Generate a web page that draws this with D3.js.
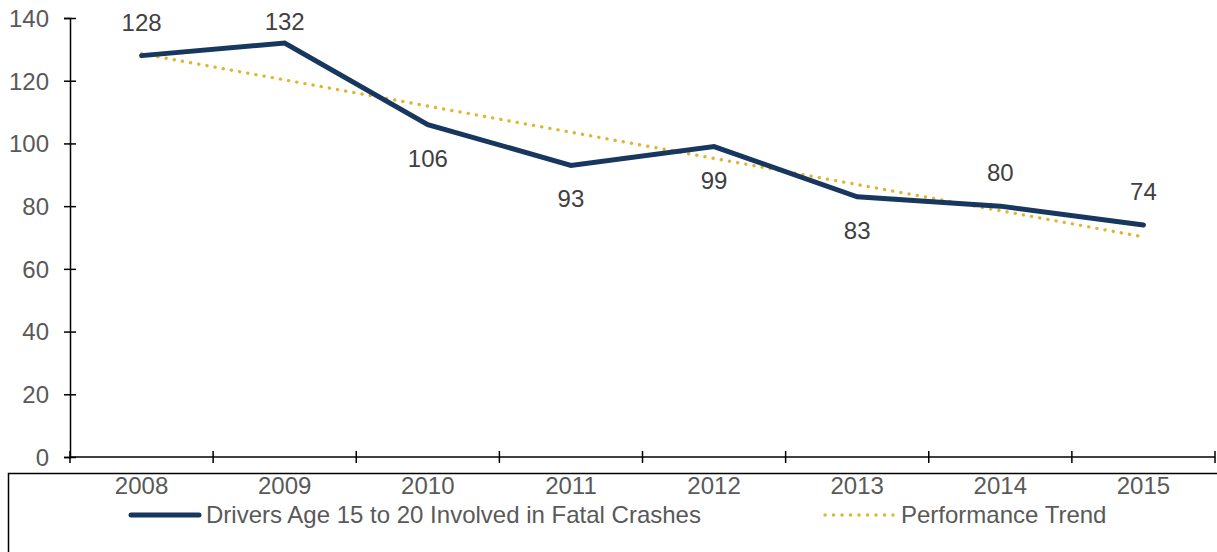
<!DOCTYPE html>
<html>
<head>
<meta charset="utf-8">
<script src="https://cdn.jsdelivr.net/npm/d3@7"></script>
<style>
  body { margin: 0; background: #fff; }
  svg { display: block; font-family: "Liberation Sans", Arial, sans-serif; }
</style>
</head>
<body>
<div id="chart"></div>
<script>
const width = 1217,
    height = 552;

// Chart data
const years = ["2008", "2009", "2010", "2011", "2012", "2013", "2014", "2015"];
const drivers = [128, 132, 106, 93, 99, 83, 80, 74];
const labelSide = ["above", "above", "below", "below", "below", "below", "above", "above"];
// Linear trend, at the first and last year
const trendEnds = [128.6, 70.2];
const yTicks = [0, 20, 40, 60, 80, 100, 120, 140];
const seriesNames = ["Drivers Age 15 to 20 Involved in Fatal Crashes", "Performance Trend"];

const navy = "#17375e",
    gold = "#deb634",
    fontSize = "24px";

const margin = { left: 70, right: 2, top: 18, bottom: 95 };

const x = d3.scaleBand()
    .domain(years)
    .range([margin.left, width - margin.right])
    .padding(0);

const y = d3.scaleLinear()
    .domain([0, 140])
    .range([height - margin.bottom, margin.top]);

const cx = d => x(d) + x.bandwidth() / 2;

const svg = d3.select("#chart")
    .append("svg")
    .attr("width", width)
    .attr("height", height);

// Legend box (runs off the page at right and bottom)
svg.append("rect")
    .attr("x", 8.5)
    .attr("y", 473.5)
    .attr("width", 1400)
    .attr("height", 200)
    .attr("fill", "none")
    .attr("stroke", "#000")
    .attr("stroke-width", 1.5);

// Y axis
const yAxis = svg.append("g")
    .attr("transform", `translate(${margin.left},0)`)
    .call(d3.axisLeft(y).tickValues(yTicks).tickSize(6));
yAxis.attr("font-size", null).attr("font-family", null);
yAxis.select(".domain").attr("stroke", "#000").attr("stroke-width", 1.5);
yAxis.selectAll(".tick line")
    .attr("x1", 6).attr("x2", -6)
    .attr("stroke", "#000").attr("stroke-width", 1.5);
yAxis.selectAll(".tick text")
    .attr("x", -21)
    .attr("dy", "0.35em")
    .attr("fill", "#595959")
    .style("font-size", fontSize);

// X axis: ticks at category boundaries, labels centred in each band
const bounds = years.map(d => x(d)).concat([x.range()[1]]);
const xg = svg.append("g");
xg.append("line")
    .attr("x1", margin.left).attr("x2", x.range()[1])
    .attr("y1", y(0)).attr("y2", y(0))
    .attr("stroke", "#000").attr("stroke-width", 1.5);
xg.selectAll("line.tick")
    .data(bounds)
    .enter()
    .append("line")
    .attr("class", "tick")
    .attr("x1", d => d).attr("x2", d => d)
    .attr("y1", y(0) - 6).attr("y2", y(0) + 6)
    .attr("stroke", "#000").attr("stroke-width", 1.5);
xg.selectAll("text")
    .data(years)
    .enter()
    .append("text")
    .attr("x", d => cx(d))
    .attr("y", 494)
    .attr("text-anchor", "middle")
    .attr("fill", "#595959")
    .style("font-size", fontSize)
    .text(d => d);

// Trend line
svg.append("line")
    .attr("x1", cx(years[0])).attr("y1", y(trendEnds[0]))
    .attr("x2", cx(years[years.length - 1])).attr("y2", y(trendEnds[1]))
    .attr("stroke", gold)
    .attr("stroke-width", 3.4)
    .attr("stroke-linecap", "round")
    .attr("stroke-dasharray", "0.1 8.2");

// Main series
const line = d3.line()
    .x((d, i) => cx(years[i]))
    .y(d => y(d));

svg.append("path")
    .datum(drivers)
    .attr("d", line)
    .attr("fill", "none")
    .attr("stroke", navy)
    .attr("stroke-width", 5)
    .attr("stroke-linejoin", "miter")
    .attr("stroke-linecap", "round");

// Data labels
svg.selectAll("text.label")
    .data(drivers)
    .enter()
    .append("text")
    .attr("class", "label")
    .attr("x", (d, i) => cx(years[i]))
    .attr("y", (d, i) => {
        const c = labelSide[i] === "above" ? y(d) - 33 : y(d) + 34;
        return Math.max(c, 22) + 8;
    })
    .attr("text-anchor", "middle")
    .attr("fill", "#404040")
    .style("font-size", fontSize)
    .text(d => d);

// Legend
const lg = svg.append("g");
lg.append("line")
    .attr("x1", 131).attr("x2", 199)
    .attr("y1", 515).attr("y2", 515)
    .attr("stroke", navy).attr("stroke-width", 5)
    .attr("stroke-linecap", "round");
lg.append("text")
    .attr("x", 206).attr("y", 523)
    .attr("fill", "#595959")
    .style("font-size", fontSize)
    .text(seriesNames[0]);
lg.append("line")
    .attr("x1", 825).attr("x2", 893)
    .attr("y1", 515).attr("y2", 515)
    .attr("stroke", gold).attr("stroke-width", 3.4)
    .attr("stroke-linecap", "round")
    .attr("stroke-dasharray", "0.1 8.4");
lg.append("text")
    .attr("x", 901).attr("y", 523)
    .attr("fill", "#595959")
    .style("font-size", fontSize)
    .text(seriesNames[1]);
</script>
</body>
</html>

·····

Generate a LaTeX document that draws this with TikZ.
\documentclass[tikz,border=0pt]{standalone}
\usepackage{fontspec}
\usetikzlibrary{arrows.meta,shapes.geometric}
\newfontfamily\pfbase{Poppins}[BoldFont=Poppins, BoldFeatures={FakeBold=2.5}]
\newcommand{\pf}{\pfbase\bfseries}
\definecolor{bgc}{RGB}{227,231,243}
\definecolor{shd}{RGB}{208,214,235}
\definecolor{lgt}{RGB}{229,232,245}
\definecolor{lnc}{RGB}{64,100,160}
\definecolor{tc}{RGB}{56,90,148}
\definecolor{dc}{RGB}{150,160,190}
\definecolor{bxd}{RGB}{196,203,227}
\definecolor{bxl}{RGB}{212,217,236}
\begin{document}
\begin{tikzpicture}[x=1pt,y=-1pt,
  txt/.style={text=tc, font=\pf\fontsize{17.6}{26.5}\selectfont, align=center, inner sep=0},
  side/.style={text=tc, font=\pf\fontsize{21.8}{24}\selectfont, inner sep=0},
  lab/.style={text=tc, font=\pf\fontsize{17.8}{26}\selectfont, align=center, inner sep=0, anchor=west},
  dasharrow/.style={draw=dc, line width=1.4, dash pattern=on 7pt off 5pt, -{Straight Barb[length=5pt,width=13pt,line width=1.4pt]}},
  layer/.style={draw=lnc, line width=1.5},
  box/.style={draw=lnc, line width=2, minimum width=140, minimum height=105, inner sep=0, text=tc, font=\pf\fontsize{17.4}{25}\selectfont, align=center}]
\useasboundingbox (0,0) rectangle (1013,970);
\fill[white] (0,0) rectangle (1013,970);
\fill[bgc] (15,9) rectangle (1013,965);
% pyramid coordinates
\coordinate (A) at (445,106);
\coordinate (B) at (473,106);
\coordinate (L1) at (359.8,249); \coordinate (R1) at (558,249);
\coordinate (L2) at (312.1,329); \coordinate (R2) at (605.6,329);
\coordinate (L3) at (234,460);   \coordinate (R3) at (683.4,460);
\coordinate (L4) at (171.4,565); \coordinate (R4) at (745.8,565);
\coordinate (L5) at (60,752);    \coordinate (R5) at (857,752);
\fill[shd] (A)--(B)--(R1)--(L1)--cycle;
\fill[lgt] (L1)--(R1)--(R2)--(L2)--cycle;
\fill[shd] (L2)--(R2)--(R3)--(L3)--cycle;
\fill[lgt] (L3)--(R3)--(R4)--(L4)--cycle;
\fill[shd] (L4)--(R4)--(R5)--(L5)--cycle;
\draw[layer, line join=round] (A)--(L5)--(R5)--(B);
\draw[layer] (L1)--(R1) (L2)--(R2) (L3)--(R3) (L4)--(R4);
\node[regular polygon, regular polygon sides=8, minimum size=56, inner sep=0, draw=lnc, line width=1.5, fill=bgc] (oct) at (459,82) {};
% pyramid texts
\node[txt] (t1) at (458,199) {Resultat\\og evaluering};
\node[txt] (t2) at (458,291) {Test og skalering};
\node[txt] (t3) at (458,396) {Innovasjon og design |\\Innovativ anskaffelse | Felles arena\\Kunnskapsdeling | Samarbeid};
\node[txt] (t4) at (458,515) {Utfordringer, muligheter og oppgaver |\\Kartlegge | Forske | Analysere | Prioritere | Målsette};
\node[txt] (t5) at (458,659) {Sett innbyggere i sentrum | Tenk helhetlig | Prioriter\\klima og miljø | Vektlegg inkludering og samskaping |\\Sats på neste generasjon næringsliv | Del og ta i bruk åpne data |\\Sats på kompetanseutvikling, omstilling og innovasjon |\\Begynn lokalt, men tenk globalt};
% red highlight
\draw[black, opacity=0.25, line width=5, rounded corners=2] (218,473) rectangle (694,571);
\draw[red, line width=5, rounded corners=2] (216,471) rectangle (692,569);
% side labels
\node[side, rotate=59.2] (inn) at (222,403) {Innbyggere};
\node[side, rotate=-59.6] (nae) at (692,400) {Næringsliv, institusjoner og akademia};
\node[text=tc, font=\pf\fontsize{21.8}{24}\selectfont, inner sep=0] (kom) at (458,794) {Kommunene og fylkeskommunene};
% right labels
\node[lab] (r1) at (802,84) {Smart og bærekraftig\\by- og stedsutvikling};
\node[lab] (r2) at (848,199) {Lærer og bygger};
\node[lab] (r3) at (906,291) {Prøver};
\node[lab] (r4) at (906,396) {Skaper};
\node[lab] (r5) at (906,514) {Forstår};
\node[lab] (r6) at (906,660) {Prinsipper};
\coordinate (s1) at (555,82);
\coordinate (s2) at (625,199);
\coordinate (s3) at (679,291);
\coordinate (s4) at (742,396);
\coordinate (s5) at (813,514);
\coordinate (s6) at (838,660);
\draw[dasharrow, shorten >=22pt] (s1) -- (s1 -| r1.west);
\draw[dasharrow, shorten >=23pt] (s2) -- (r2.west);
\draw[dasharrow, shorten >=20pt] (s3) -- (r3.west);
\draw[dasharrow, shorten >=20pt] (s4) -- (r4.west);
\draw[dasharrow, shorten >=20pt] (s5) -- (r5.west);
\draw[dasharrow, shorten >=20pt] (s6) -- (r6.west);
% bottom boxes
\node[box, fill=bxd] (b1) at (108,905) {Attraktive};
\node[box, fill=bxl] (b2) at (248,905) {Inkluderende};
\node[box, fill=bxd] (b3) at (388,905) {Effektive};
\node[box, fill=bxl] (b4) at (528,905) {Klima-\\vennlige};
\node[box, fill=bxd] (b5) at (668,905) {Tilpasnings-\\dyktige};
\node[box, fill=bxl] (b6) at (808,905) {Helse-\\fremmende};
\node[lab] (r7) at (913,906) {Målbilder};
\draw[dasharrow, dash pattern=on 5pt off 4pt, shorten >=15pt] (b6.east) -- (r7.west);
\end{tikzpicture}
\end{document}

·····

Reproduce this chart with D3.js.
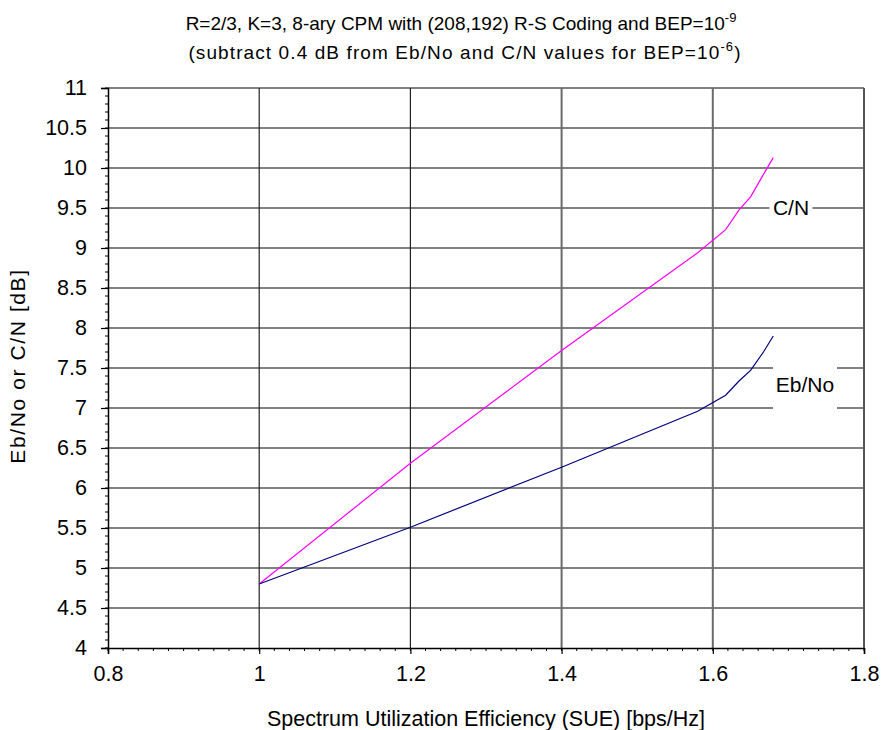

·····

List all lines holding the string "draws".

Generate a web page that draws this with D3.js.
Generate a LaTeX document that draws this with TikZ.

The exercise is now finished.